Nove e dez da noite, eu no petshop para comprar fraldas para as minhas cachorras (aqueles tapetes para cães fazerem xixi).
Peguei um pacote de tapetes, circulei um pouco pela loja, fui à fila do caixa. Tranquilo, meio avoado, estava pensando em “só Deus sabe” (na morte do genial Quino semanas atrás, talvez?) quando o moço da frente me disse algo que eu não entendi. Sabe, só depois de ter de usar essas máscaras contra a covid-19 é que eu me dei conta do quanto há de leitura labial na minha comunicação. Não sei vocês, mas eu me sinto bem mais surdo agora do que em fevereiro.
Eu disse “Ãh?” ao rapaz, e ele repetiu o que tinha dito. Novamente eu não entendi. Mas, como das duas vezes em que ele falou olhava para baixo, eu pensei: “pisei um cocô de cachorro?”; “minha bermuda está rasgada?”; “deixei cair alguma coisa e ele está me avisando?”.
Bem, não era nada disso. Da terceira vez, compreendi o pedido em tom de ordem: “Você pode ir mais pra lá?” Foi essa a pergunta dele, solicitando que eu me afastasse. Ele olhava para baixo enquanto falava porque estava me apontando as marcas na fila, aquelas que indicam que as pessoas fiquem a um metro de distância umas das outras.
Mais que depressa, dei um passo para trás, constrangido pela minha distração. Em nenhum momento me ocorreu discutir com o rapaz ou querer ter razão (mesmo tendo achado seu tom um pouco ríspido); afinal de contas, fosse como fosse, ele estava certo. Essa é uma das medidas sanitárias necessárias neste momento e eu havia infringido (sem querer, juro!) uma regra.
Voltei para casa triste. Pouco saio, vou aos lugares que preciso em horários de menor movimento, sempre estou com a droga da máscara. Voltei para casa cabisbaixo porque senti o que já desconfiava que aconteceria: eu achando que me olhavam como pessoa enquanto me viam como um mero transmissor de vírus. Independentemente do que a ciência diz, a pandemia trará um custo psicossocial muito maior do que estamos supondo.
Nossas interações em sociedade, que nunca foram das melhores e nem eram livres de inúmeros problemas antes, vão piorar. Vamos ficar cada vez mais distantes uns dos outros fisicamente, e o vírus nos deu a todos a desculpa perfeita para ficarmos ainda mais imersos em nossa própria arrogância, carentes de afeição e fingindo que somos o máximo.
Sei que o vírus está aí e que a pandemia é um fato sério. Mas, sei lá… O meu olhar de profissional de Humanas me vaticina que as doenças sociais podem ser ainda piores que a enfermidade física (com outros efeitos muito mais graves, para além dessa mera trivialidade que eu narrei aqui).
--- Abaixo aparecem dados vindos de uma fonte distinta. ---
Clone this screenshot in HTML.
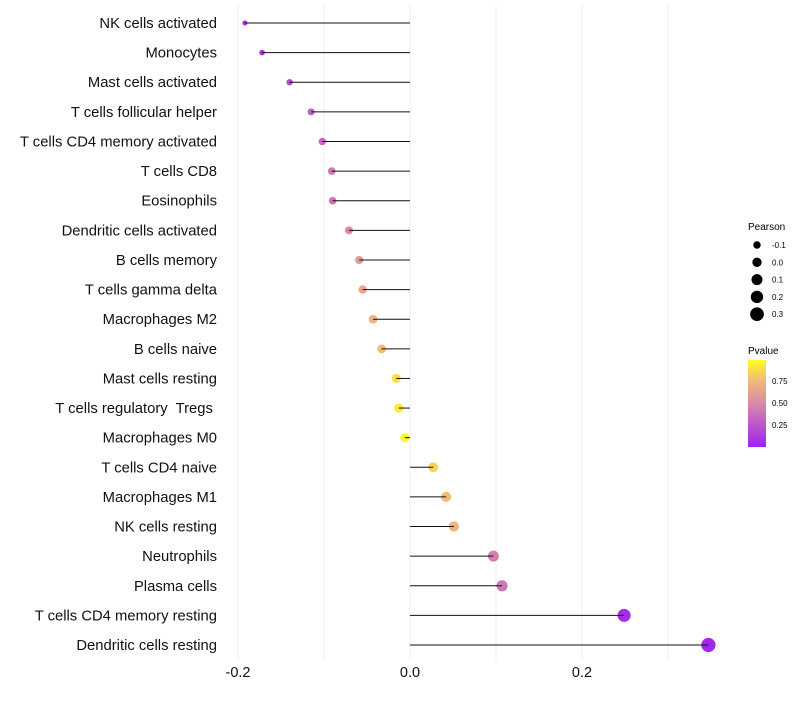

Vamos migrar cada vez mais para a virtualidade das telas, enquanto a vida real, a vida de fato, presencial e tátil, a vida que vibra e que pulsa, que tem cheiro e que faz disparar hormônios, vai ficar, paradoxalmente, mais longe de nós.
E o nosso país, então? É um contrassenso sem fim, né? Escolas e teatros fechados, mas aviões funcionando, trens, metrôs e ônibus lotados. Tudo que educa e faz pensar fechou. Tudo o que transporta as pessoas para servirem à lógica do capital continua funcionando. Em novembro, fui duas vezes votar numa escola em que não havia sequer aferição de temperatura. Estudar não pode, mas aglomerar para votar pode? Faz sentido? E assim vamos nós, rumo à uma pandemia eterna…
E quem quiser aproveitar o pouco de paquera que nos resta, vá aos restaurantes nos próximos dias, antes que um segundo tranca-rua nos enclausure de novo. Os restaurantes são os novos points do flerte presencial, pois só lá as pessoas podem estar sem máscara – pelo menos enquanto comem.
Não gosto do momento que estamos vivendo, não gostaria de voltar ao passado se pudesse (porque foram vários dos nossos comportamentos estúpidos de antes que nos levaram a esta merda que estamos vivendo agora), e, principalmente, não faço a menor ideia de que armadilhas o futuro nos reserva. Morro de inveja das gentes que vomitam certezas nas redes sociais, da cor tendência do verão às mazelas da política. A vocês, meus parabéns. Seus simulacros são impressionantes. Espero que vocês sejam, nas suas vidas reais, pelo menos 5% do que pregam online.